Continuing education is self-explanatory – the goal is to continue educating oneself. For employees continuing their education, the result is one who is better informed and empowered.
By encouraging employees to continue their job-related education, employers often find they get more loyalty and better performance from those employees. It’s also a great litmus test for who truly loves what they do and wants to take on more responsibility.
Academic development courses can often be taken after hours. Employers should work together with their staff to amend work schedules that allow employees to fully commit to these programs. For instance, if someone normally works 9 a.m-to-5 p.m. at the bank counter, but their course in personal finance begins Tuesday at 6:30 p.m. downtown, it's wise to allow them to leave at 4 p.m. on Tuesdays. That way, they have the time to get downtown, have a break with a good meal and do a half-hour of studying to get in a successful mindset for learning.
Whether staff are developed on the job or are encouraged to continue their education in service to their careers, companies benefit in the long run. When companies are scared to develop their employees because they fear staff will leave, it says a lot about the corporate culture and how they need to improve to retain these employees.
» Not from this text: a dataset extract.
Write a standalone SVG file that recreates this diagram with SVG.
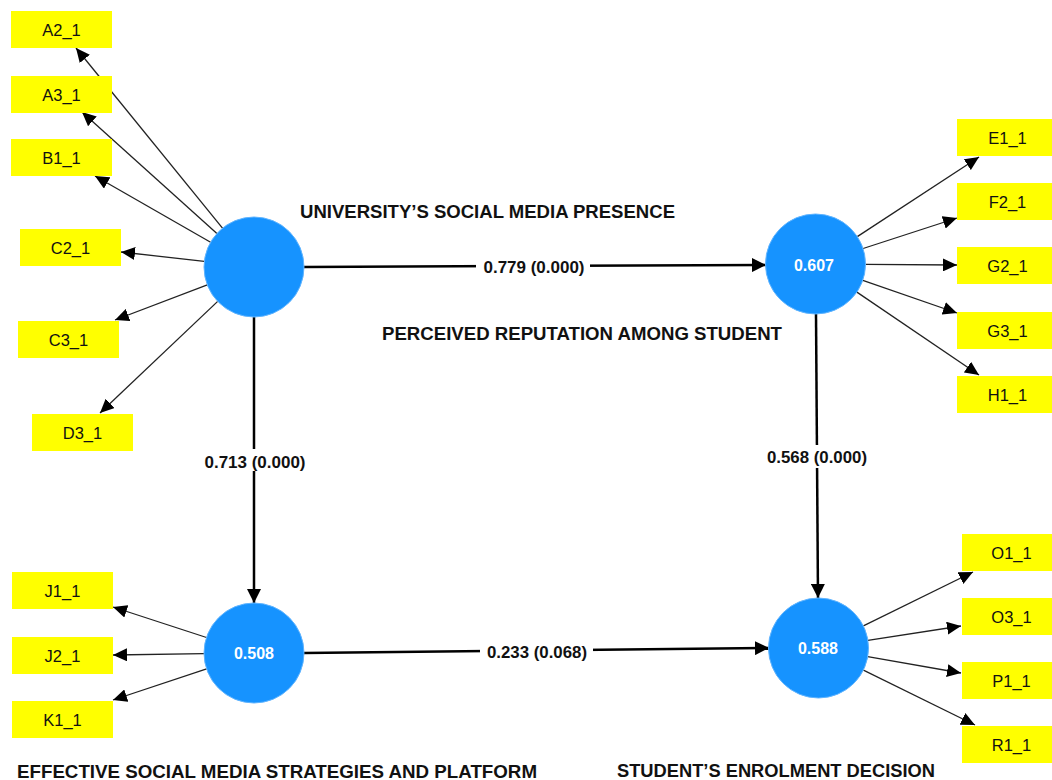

Companies providing an atmosphere where staff feels they’re valued for aiming higher and are rewarded for doing so, usually enjoy greater loyalty from their employees. More importantly, it creates a fertile environment from which it’s easy to hire from within. This pays off for years to come because it means hiring managers who have already bought into the corporate culture and who understand the company from entry level on up. There’s no better skill set for success than managers who genuinely understand the company they’re working for. And that's the biggest benefit of hiring from a pool of employees who are supported and encouraged to pursue professional development.